Motion planning with dynamics awareness for long reach manipulation in aerial robotic systems with two arms

Abstract

Human activities in maintenance of industrial plants pose elevated risks as well as significant costs due to the required shutdowns of the facility. An aerial robotic system with two arms for long reach manipulation in cluttered environments is presented to alleviate these constraints. The system consists of a multirotor with a long bar extension that incorporates a lightweight dual arm in the tip. This configuration allows aerial manipulation tasks even in hard-to-reach places. The objective of this work is the development of planning strategies to move the aerial robotic system with two arms for long reach manipulation in a safe and efficient way for both navigation and manipulation tasks. The motion planning problem is addressed considering jointly the aerial platform and the dual arm in order to achieve wider operating conditions. Since there exists a strong dynamical coupling between the multirotor and the dual arm, safety in obstacle avoidance will be assured by introducing dynamics awareness in the operation of the planner. On the other hand, the limited maneuverability of the system emphasizes the importance of energy and time efficiency in the generated trajectories.
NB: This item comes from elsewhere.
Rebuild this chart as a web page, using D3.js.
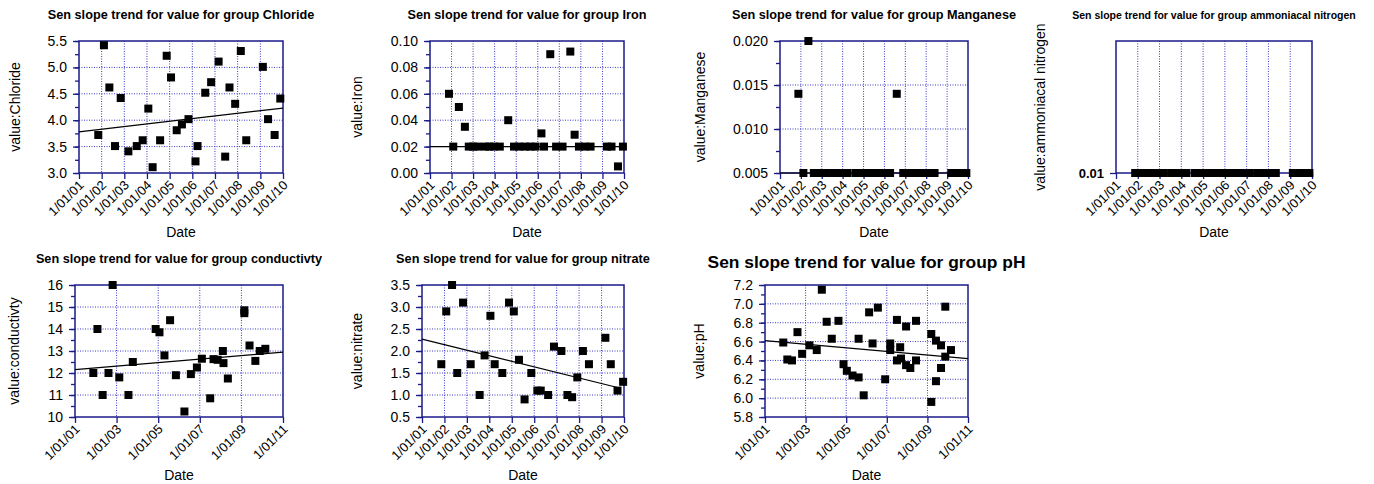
<!DOCTYPE html>
<html><head><meta charset="utf-8">
<script src="https://cdn.jsdelivr.net/npm/d3@7"></script>
<style>
html,body{margin:0;padding:0;background:#fff;}
svg{display:block;font-family:Arial,"Liberation Sans",sans-serif;}
</style></head>
<body>
<svg id="chart" width="1374" height="484"></svg>
<script>
// ---------- DATA (dates as decimal years) ----------
const chlorideDates = [2001.85,2002.10,2002.34,2002.59,2002.84,2003.18,2003.55,2003.81,2004.06,2004.25,2004.58,2004.87,2005.06,2005.31,2005.54,2005.83,2006.14,2006.23,2006.57,2006.83,2007.16,2007.45,2007.64,2007.89,2008.14,2008.38,2009.11,2009.34,2009.63,2009.88];
const chlorideValues = [3.72,5.42,4.62,3.51,4.42,3.41,3.51,3.62,4.22,3.11,3.62,5.22,4.81,3.81,3.92,4.02,3.22,3.51,4.52,4.72,5.11,3.31,4.62,4.31,5.31,3.62,5.01,4.02,3.72,4.41];
const chlorideTrend = [3.78, 4.23];

const ironDates = [2001.88,2002.08,2002.34,2002.62,2002.80,2003.00,2003.20,2003.55,2003.75,2003.96,2004.24,2004.63,2004.90,2005.12,2005.40,2005.66,2005.90,2006.17,2006.29,2006.58,2006.85,2007.15,2007.51,2007.71,2007.91,2008.18,2008.45,2009.21,2009.42,2009.72,2009.95];
const ironValues = [0.06,0.02,0.05,0.035,0.02,0.02,0.02,0.02,0.02,0.02,0.02,0.04,0.02,0.02,0.02,0.02,0.02,0.03,0.02,0.09,0.02,0.02,0.092,0.029,0.02,0.02,0.02,0.02,0.02,0.005,0.02];
const ironTrend = [0.02, 0.02];

const manganeseDates = [2001.88,2002.12,2002.36,2002.62,2002.80,2003.00,2003.20,2003.55,2003.75,2003.96,2004.24,2004.63,2004.90,2005.12,2005.40,2005.66,2005.90,2006.17,2006.27,2006.59,2006.90,2007.15,2007.45,2007.71,2007.91,2008.18,2008.40,2009.20,2009.42,2009.70,2009.92];
const manganeseValues = [0.014,0.005,0.020,0.005,0.005,0.005,0.005,0.005,0.005,0.005,0.005,0.005,0.005,0.005,0.005,0.005,0.005,0.005,0.005,0.014,0.005,0.005,0.005,0.005,0.005,0.005,0.005,0.005,0.005,0.005,0.005];
const manganeseTrend = [0.005, 0.005];

const ammoniaDates = [2001.88,2002.08,2002.34,2002.62,2002.80,2003.00,2003.20,2003.55,2003.75,2003.96,2004.24,2004.63,2004.90,2005.12,2005.40,2005.66,2005.90,2006.17,2006.29,2006.58,2006.85,2007.15,2007.51,2007.71,2007.91,2008.18,2008.34,2009.12,2009.35,2009.60,2009.88];
const ammoniaValues = [0.01,0.01,0.01,0.01,0.01,0.01,0.01,0.01,0.01,0.01,0.01,0.01,0.01,0.01,0.01,0.01,0.01,0.01,0.01,0.01,0.01,0.01,0.01,0.01,0.01,0.01,0.01,0.01,0.01,0.01,0.01];

const conductDates = [2001.88,2002.08,2002.33,2002.61,2002.81,2003.13,2003.57,2003.78,2004.88,2005.06,2005.30,2005.57,2005.85,2006.26,2006.57,2006.86,2007.10,2007.50,2007.66,2007.86,2008.11,2008.14,2008.35,2009.14,2009.14,2009.39,2009.67,2009.88,2010.15];
const conductValues = [12.0,14.0,11.0,12.0,16.0,11.8,11.0,12.5,14.0,13.85,12.8,14.4,11.9,10.25,11.95,12.25,12.65,10.85,12.63,12.6,13.0,12.45,11.75,14.85,14.72,13.25,12.55,13.0,13.1];
const conductTrend = [12.15, 12.95];

const nitrateDates = [2001.86,2002.08,2002.34,2002.57,2002.83,2003.17,2003.57,2003.79,2004.05,2004.24,2004.58,2004.88,2005.09,2005.32,2005.57,2005.87,2006.14,2006.29,2006.62,2006.88,2007.21,2007.48,2007.69,2007.92,2008.17,2008.44,2009.17,2009.41,2009.71,2009.96];
const nitrateValues = [1.7,2.9,3.5,1.5,3.1,1.7,1.0,1.9,2.8,1.7,1.5,3.1,2.9,1.8,0.9,1.5,1.1,1.1,1.0,2.1,2.0,1.0,0.95,1.4,2.0,1.7,2.3,1.7,1.1,1.3];
const nitrateTrend = [2.27, 1.16];
const nitrateTrendEnd = 2009.8;

const phDates = [2001.90,2002.10,2002.33,2002.60,2002.83,2003.19,2003.55,2003.80,2004.04,2004.29,2004.62,2004.87,2005.03,2005.31,2005.61,2005.61,2005.86,2006.13,2006.30,2006.56,2006.92,2007.17,2007.17,2007.50,2007.50,2007.66,2007.70,2007.95,2007.95,2008.16,2008.44,2008.44,2009.19,2009.19,2009.42,2009.42,2009.67,2009.67,2009.88,2009.88,2010.16];
const phValues = [6.59,6.41,6.40,6.70,6.47,6.56,6.51,7.15,6.81,6.63,6.82,6.36,6.29,6.24,6.22,6.63,6.03,6.91,6.58,6.96,6.20,6.58,6.51,6.83,6.40,6.54,6.42,6.76,6.35,6.32,6.82,6.40,6.68,5.96,6.18,6.61,6.56,6.32,6.44,6.97,6.51];
const phTrend = [6.61, 6.42];

// axis ticks
const chlorideTicks = [3.0,3.5,4.0,4.5,5.0,5.5];
const ironTicks = [0.00,0.02,0.04,0.06,0.08,0.10];
const manganeseTicks = [0.005,0.010,0.015,0.020];
const ammoniaTicks = [0.01];
const conductTicks = [10,11,12,13,14,15,16];
const nitrateTicks = [0.5,1.0,1.5,2.0,2.5,3.0,3.5];
const phTicks = [5.8,6.0,6.2,6.4,6.6,6.8,7.0,7.2];

// ---------- DRAWING ----------
const svg = d3.select("#chart");
const NAVY = "#1a1a8a", GRID = "#3a3ac8";
const FONT = "Arial,'Liberation Sans',sans-serif";
function yd(v){ const y=Math.floor(v); return new Date(Date.UTC(y,0,1) + (v-y)*365.25*864e5); }
const fmtDate = d3.utcFormat("%-d/%m/%y");

function drawPanel(p){
  const g = svg.append("g");
  const x = d3.scaleUtc().domain([yd(p.x0), yd(p.x1)]).range([p.l, p.r]);
  const y = d3.scaleLinear().domain(p.yDomain).range([p.b, p.t]);
  const xt = d3.range(p.x0, p.x1 + 0.5, p.xStep).map(yd);

  // grid
  g.append("g").selectAll("line").data(xt.slice(1, -1)).join("line")
    .attr("x1", d=>x(d)).attr("x2", d=>x(d)).attr("y1", p.t).attr("y2", p.b)
    .attr("stroke", GRID).attr("stroke-width", 1).attr("stroke-dasharray", "1,1.5");
  if (p.hGrid) g.append("g").selectAll("line").data(p.yTicks.slice(1, -1)).join("line")
    .attr("x1", p.l).attr("x2", p.r).attr("y1", d=>y(d)).attr("y2", d=>y(d))
    .attr("stroke", GRID).attr("stroke-width", 1).attr("stroke-dasharray", "1,1.5");

  // minor y ticks
  if (p.yMinor) {
    const gm = g.append("g").attr("transform", `translate(${p.l},0)`)
      .call(d3.axisLeft(y).tickValues(p.yMinor).tickSize(4).tickFormat(""));
    gm.select(".domain").remove();
    gm.selectAll("line").attr("stroke", NAVY).attr("stroke-width", 1.3);
  }
  // y axis
  const gy = g.append("g").attr("transform", `translate(${p.l},0)`)
    .call(d3.axisLeft(y).tickValues(p.yTicks).tickSize(6).tickPadding(6).tickFormat(d3.format(p.yFmt)));
  gy.select(".domain").remove();
  gy.selectAll("line").attr("stroke", NAVY).attr("stroke-width", 1.3);
  gy.selectAll("text").attr("fill", "#000").style("font-size", p.yTickBold ? "13px" : "14px")
    .style("font-weight", p.yTickBold ? "bold" : "normal").style("font-family", FONT);

  // x axis
  const gx = g.append("g").attr("transform", `translate(0,${p.b})`)
    .call(d3.axisBottom(x).tickValues(xt).tickSize(6).tickFormat(fmtDate));
  gx.select(".domain").remove();
  gx.selectAll("line").attr("stroke", NAVY).attr("stroke-width", 1.3);
  gx.selectAll("text").attr("fill", "#000").style("font-size", "13px")
    .style("font-family", FONT)
    .attr("text-anchor", "end").attr("y", 0).attr("dy", 0)
    .attr("transform", "translate(5,13) rotate(-45)");

  // frame
  g.append("rect").attr("x", p.l).attr("y", p.t).attr("width", p.r - p.l).attr("height", p.b - p.t)
    .attr("fill", "none").attr("stroke", NAVY).attr("stroke-width", 1.5);

  // trend
  if (p.trend) g.append("line")
    .attr("x1", x(yd(p.x0))).attr("y1", y(p.trend[0]))
    .attr("x2", x(yd(p.trendEnd))).attr("y2", y(p.trend[1]))
    .attr("stroke", "#000").attr("stroke-width", 1.2);

  // points
  const pts = p.dates.map((d,i)=>({d:yd(d), v:p.values[i]}));
  g.append("g").selectAll("rect").data(pts).join("rect")
    .attr("x", d=>x(d.d)-4).attr("y", d=>y(d.v)-4).attr("width", 8).attr("height", 8).attr("fill", "#000");

  // titles
  g.append("text").attr("x", (p.l+p.r)/2).attr("y", p.titleY).attr("text-anchor", "middle")
    .style("font-size", p.titleSize+"px").style("font-weight", "bold").text(p.title);
  g.append("text").attr("x", (p.l+p.r)/2).attr("y", p.dateY).attr("text-anchor", "middle")
    .style("font-size", "14px").text("Date");
  g.append("text").attr("transform", `translate(${p.ylx},${(p.t+p.b)/2}) rotate(-90)`)
    .attr("text-anchor", "middle").style("font-size", "14px").text(p.ylabel);
}

const minor = (a,b,s)=>d3.range(Math.round((b-a)/s)+1).map(i=>+(a+i*s).toFixed(5));

const panels = [
  {title:"Sen slope trend for value for group Chloride", titleSize:12.7, ylabel:"value:Chloride",
   dates:chlorideDates, values:chlorideValues, trend:chlorideTrend, trendEnd:2010,
   x0:2001, x1:2010, xStep:1, yDomain:[3.0,5.5], yTicks:chlorideTicks, yMinor:minor(3.0,5.5,0.25), yFmt:".1f", hGrid:true,
   l:79, r:283, t:41, b:173, titleY:19, dateY:237, ylx:20},
  {title:"Sen slope trend for value for group Iron", titleSize:12.7, ylabel:"value:Iron",
   dates:ironDates, values:ironValues, trend:ironTrend, trendEnd:2010,
   x0:2001, x1:2010, xStep:1, yDomain:[0,0.10], yTicks:ironTicks, yMinor:minor(0,0.10,0.01), yFmt:".2f", hGrid:true,
   l:430, r:624, t:41, b:173, titleY:19, dateY:237, ylx:362},
  {title:"Sen slope trend for value for group Manganese", titleSize:12.7, ylabel:"value:Manganese",
   dates:manganeseDates, values:manganeseValues, trend:manganeseTrend, trendEnd:2010,
   x0:2001, x1:2010, xStep:1, yDomain:[0.005,0.020], yTicks:manganeseTicks, yMinor:minor(0.005,0.020,0.0025), yFmt:".3f", hGrid:true,
   l:780, r:968, t:41, b:173, titleY:19, dateY:237, ylx:705},
  {title:"Sen slope trend for value for group ammoniacal nitrogen", titleSize:10.5, ylabel:"value:ammoniacal nitrogen",
   dates:ammoniaDates, values:ammoniaValues, trend:null, trendEnd:2010,
   x0:2001, x1:2010, xStep:1, yDomain:[0.01,0.02], yTicks:ammoniaTicks, yMinor:null, yFmt:".2f", hGrid:false, yTickBold:true,
   l:1116, r:1312, t:41, b:173, titleY:19, dateY:237, ylx:1045},
  {title:"Sen slope trend for value for group conductivty", titleSize:12.7, ylabel:"value:conductivty",
   dates:conductDates, values:conductValues, trend:conductTrend, trendEnd:2011,
   x0:2001, x1:2011, xStep:2, yDomain:[10,16], yTicks:conductTicks, yMinor:minor(10,16,0.5), yFmt:"d", hGrid:true,
   l:75, r:283, t:285, b:417, titleY:263, dateY:480, ylx:19},
  {title:"Sen slope trend for value for group nitrate", titleSize:12.7, ylabel:"value:nitrate",
   dates:nitrateDates, values:nitrateValues, trend:nitrateTrend, trendEnd:nitrateTrendEnd,
   x0:2001, x1:2010, xStep:1, yDomain:[0.5,3.5], yTicks:nitrateTicks, yMinor:minor(0.5,3.5,0.25), yFmt:".1f", hGrid:true,
   l:422, r:624, t:285, b:417, titleY:263, dateY:480, ylx:362},
  {title:"Sen slope trend for value for group pH", titleSize:17.4, ylabel:"value:pH",
   dates:phDates, values:phValues, trend:phTrend, trendEnd:2011,
   x0:2001, x1:2011, xStep:2, yDomain:[5.8,7.2], yTicks:phTicks, yMinor:minor(5.8,7.2,0.1), yFmt:".1f", hGrid:true,
   l:765, r:968, t:285, b:417, titleY:268, dateY:480, ylx:704}
];
panels.forEach(drawPanel);
</script>
</body></html>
Accordingly, an adapted version of the optimal Rapidly-exploring Random Tree algorithm has been employed to guarantee their optimality. The resulting motion planning strategy has been evaluated through simulation in two realistic industrial scenarios, a riveting application and a chimney repairing task. To this end, the dynamics of the aerial robotic system with two arms for long reach manipulation has been properly modeled, and a distributed control scheme has been derived to complete the test bed. The satisfactory results of the simulations are presented as a first validation of the proposed approach.